Pour l’instant, la production laitière s’est toujours maintenue lors des rares épisodes de grand froid. Les vents froids arrivent plutôt de derrière et les bêtes sont protégées. La chaleur du fumier permet aussi de gagner quelques degrés. « En fait, le pire, c’est quand il fait un peu froid, mais surtout très humide, quand il y a du brouillard et que l’air ne circule pas. C’est là où les chèvres se sentent le moins bien, et la paille va ramollir un peu. » L’autre crainte vient de la pluie, mais elle est apportée le plus souvent par des vents d’ouest et ne mouille quasiment jamais le couloir. Une gouttière éloigne l’eau de la toiture et une légère pente douce évite à l’eau de stagner et de mouiller les balles entreposées.
Trop de lumière dans les yeux ?
Avec une seule ouverture, il n’y a pas de vent dans le bâtiment, mais l’air circule d’autant mieux que les bardages sont ajourés. Et avec cette vie au grand air, les chèvres n’ont aucun problème pulmonaire. « On avait eu du mycoplasme dans le bâtiment fermé mais, là avec les UV, il n’y en a plus du tout. »

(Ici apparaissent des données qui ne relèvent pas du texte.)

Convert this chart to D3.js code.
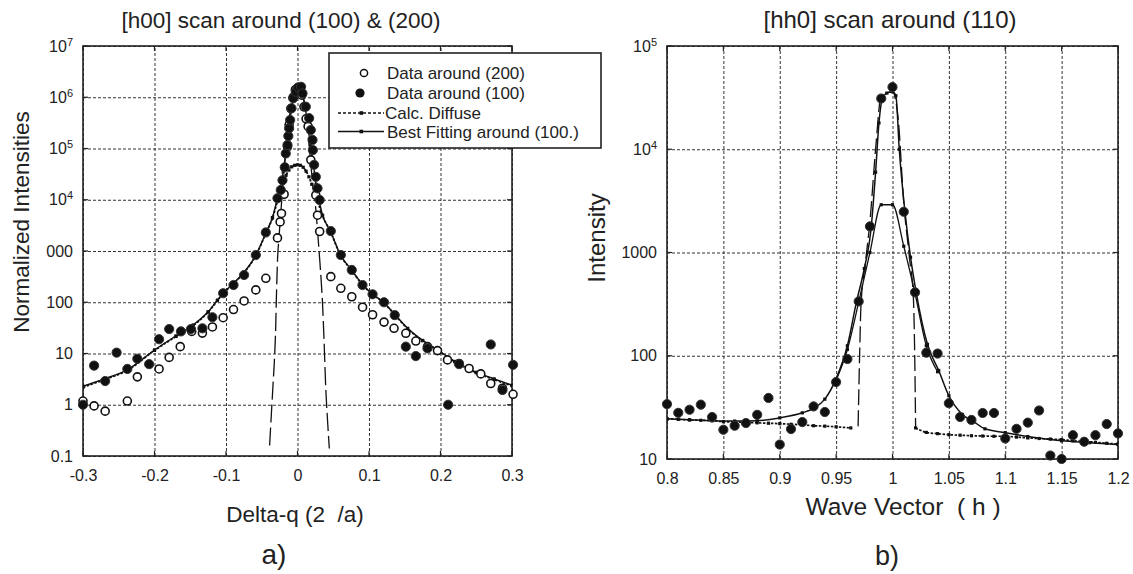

Le gros du troupeau met bas fin août-début septembre. Les chèvres qui ne sont pas pleines restent en lactation jusqu’au printemps. Toute cette luminosité ne semble pas perturber le dessaisonnement du troupeau. « Ce qui compte, c’est d’avoir des jours courts, puis des jours longs. On laisse donc les lampes LED allumées en octobre de 5 h 30 à 7 h 30 le matin, puis de 21 h 30 à 23 h 30 le soir, et on arrête 50 jours avant l’introduction des boucs. » Mais cette année, cela n’a pas trop marché. « C’est possible que le mois d’octobre ait été tellement beau qu’elles n’aient pas perçu les jours courts et qu’elles se soient désaisonnées comme sous les tropiques », suppose Laurent Poulet.
Isolation de la toiture
Les chèvres pâturent quasiment toute l’année. Elles ne restent en bâtiment l’hiver que de début décembre au 15 février environ. « Début juin, arrivé au bout du printemps, on les rentre, on les déparasite, puis on les ressortira au tarissement, vers la mi-juillet dans des landes, des sous-bois et des repousses de prairies. » Après les mises bas de septembre, elles profitent encore des prairies jusqu’à début décembre.
Prochainement, le Gaec va profiter du plan de filière caprine de la région Auvergne-Rhône-Alpes pour se faire financer 40 % des 3 000 euros nécessaires pour visser des panneaux OSB sous la toiture. « En rajoutant ces planches de bois aggloméré, on va réduire l’effet rayonnant du bac acier l’été », espère l’éleveur. De quoi améliorer encore le confort des chèvres.
Chiffres clés
Conscient du réchauffement
L’élevage de Laurent et Marie-Hélène Poulet n’échappe pas au réchauffement climatique et les conséquences de ce réchauffement sont de plus en plus palpables. Par exemple, les hivers doux ne permettent plus d’éliminer les parasites correctement. Les ténias notamment sont de plus présents alors que les strongles, au contraire, sont moins actifs avec les sécheresses à répétition. Laurent Poulet sait aussi qu’il devra s’adapter à davantage de sécheresses en été et en hiver et des printemps plus humides. Avec un groupe d’éleveurs, il participe aux réflexions du projet ADAoPT pour adapter le cahier des charges de l’AOP picodon aux nouvelles contraintes climatiques. La présence du loup est une autre source d’inquiétude qui pourrait remettre en cause le fonctionnement du système alors que le troupeau va chercher quasiment 40 % de la ration sous forme de pâturage.